Lorsque sous le même empereur, on propora au sénat de défendre aux gouverneurs de mener leurs femmes dans les provinces, à cause des déréglemens qu’elles y apportoient, cela fut rejeté. On dit, que les exemples de la dureté des anciens avoient été changés en une façon de vivre plus agréable[4]. On sentit qu’il falloit d’autres mœurs.

Le luxe est donc nécessaire dans les états monarchiques ; il l’est encore dans les états despotiques.

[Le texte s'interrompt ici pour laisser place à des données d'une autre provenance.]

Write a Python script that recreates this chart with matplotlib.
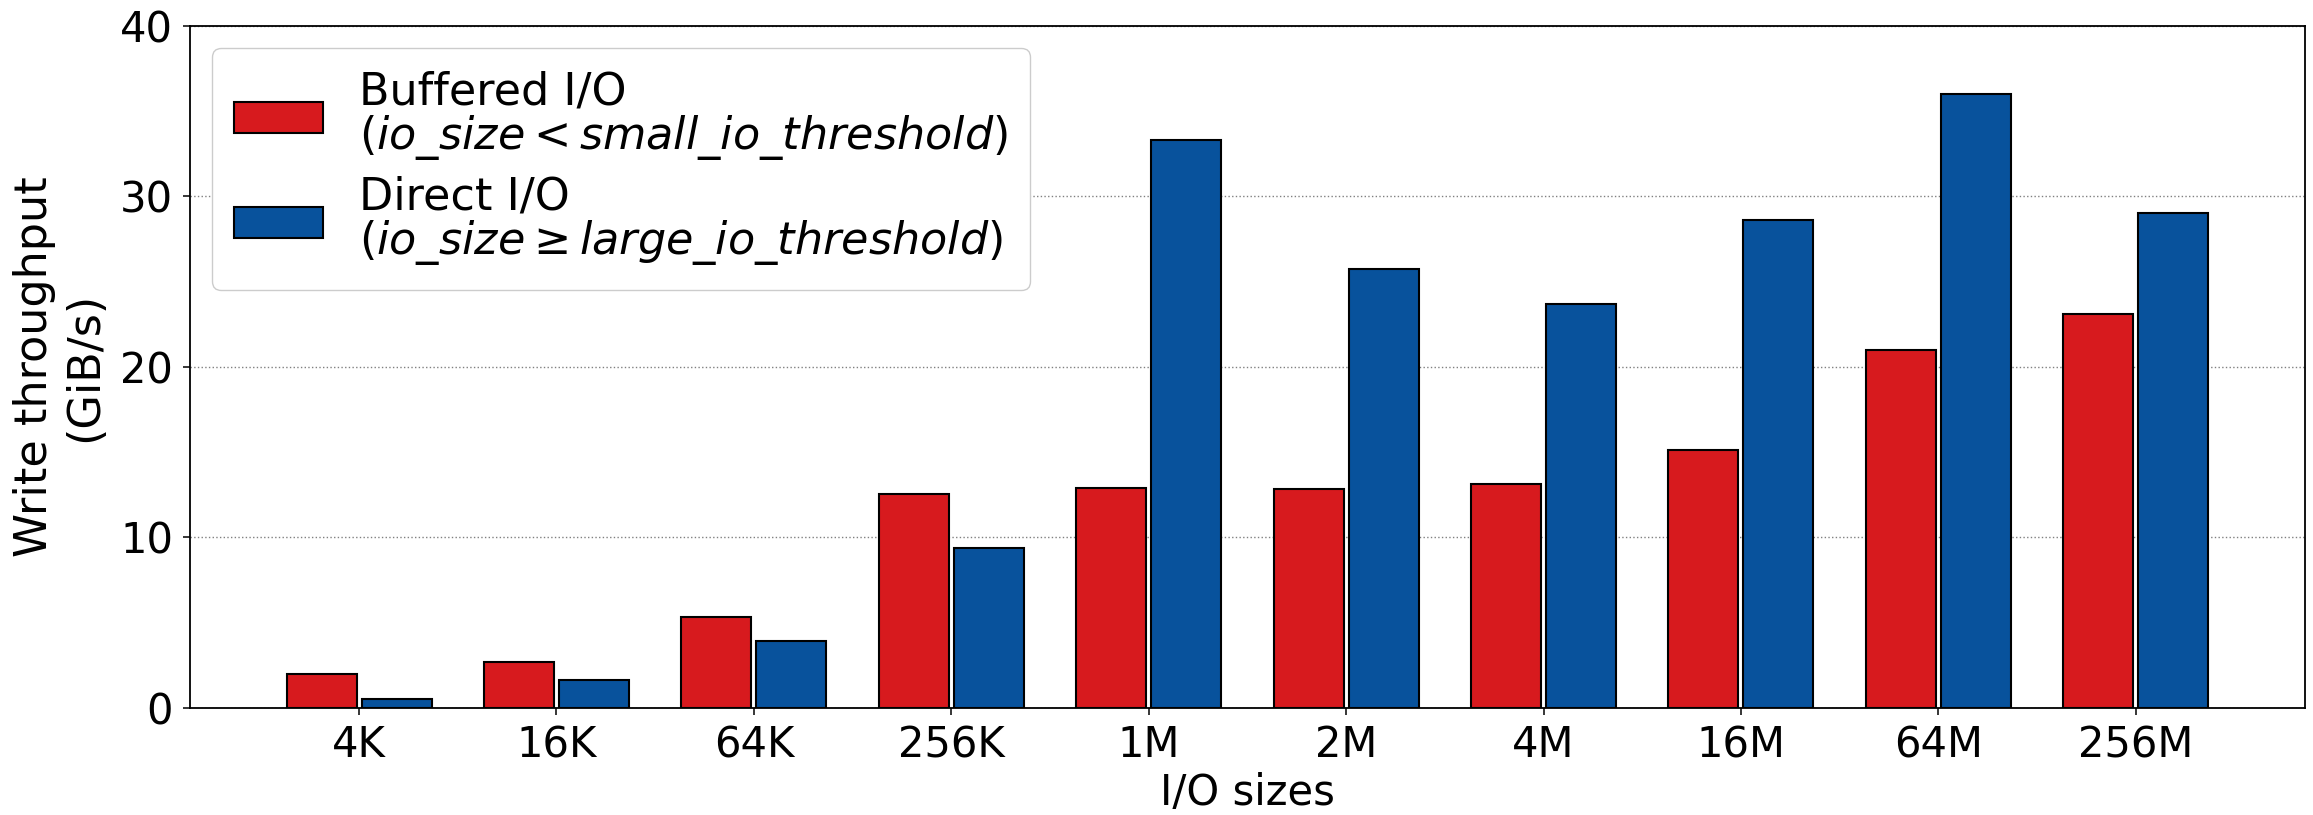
import numpy as np
import matplotlib.pyplot as plt

# I/O sizes and measured write throughput (GiB/s)
io_sizes = ['4K', '16K', '64K', '256K', '1M', '2M', '4M', '16M', '64M', '256M']
buffered = [2.0, 2.7, 5.3, 12.55, 12.9, 12.8, 13.1, 15.1, 21.0, 23.1]
direct = [0.5, 1.6, 3.9, 9.35, 33.3, 25.7, 23.7, 28.6, 36.0, 29.0]

red = '#d71a1e'
blue = '#08529c'

fig = plt.figure(figsize=(23.13, 8.15), dpi=100)
ax = fig.add_axes([0.0821, 0.1317, 0.9144, 0.8368])

x = np.arange(len(io_sizes))
w = 0.355
ax.bar(x - 0.19, buffered, w, color=red, edgecolor='black', linewidth=1.5,
       label='Buffered I/O\n($\\mathit{io\\_size} < \\mathit{small\\_io\\_threshold}$)', zorder=3)
ax.bar(x + 0.19, direct, w, color=blue, edgecolor='black', linewidth=1.5,
       label='Direct I/O\n($\\mathit{io\\_size} \\geq \\mathit{large\\_io\\_threshold}$)', zorder=3)

ax.set_xticks(x)
ax.set_xticklabels(io_sizes)
ax.set_xlim(-0.857, 9.857)
ax.set_ylim(0, 40)
ax.set_yticks([0, 10, 20, 30, 40])
ax.tick_params(labelsize=30, length=5, width=1.1, pad=7)
for s in ax.spines.values():
    s.set_linewidth(1.3)
ax.yaxis.grid(True, linestyle=':', color='gray', linewidth=1, zorder=0)
ax.set_axisbelow(True)

ax.set_xlabel('I/O sizes', fontsize=30)
ax.set_ylabel('Write throughput\n(GiB/s)', fontsize=32, labelpad=10)

leg = ax.legend(loc='upper left', fontsize=32, borderpad=0.5, labelspacing=0.3,
                framealpha=1.0, edgecolor='#cccccc')
for t in leg.get_texts():
    t.set_linespacing(1.0)

fig.savefig('out.png', dpi=100)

Dans les premiers, c’est un usage que l’on fait de ce qu’on possede de liberté : dans les autres, c’est un abus qu’on fait des avantages de sa servitude, lorsqu’un esclave choisi par son maître pour tyranniser ses autres esclaves, incertain pour le lendemain de la fortune de chaque jour, n’a d’autre félicité que celle d’assouvir l’orgueil, les désirs & les voluptés de chaque jour.

Tout ceci mene à une réflexion. Les républiques finissent par le luxe ; les monarchies par la pauvreté[5]


  1. De morib. German.
  2. Dion Cassius, liv. LIV.
  3. Tacite, Ann. liv. III.
  4. Multa duritici veterum meliùs & lœtiùs mutate. Tacit. A nal. liv. III.
  5. Opulentia peritura mox egcstatem. Florus, liv. III.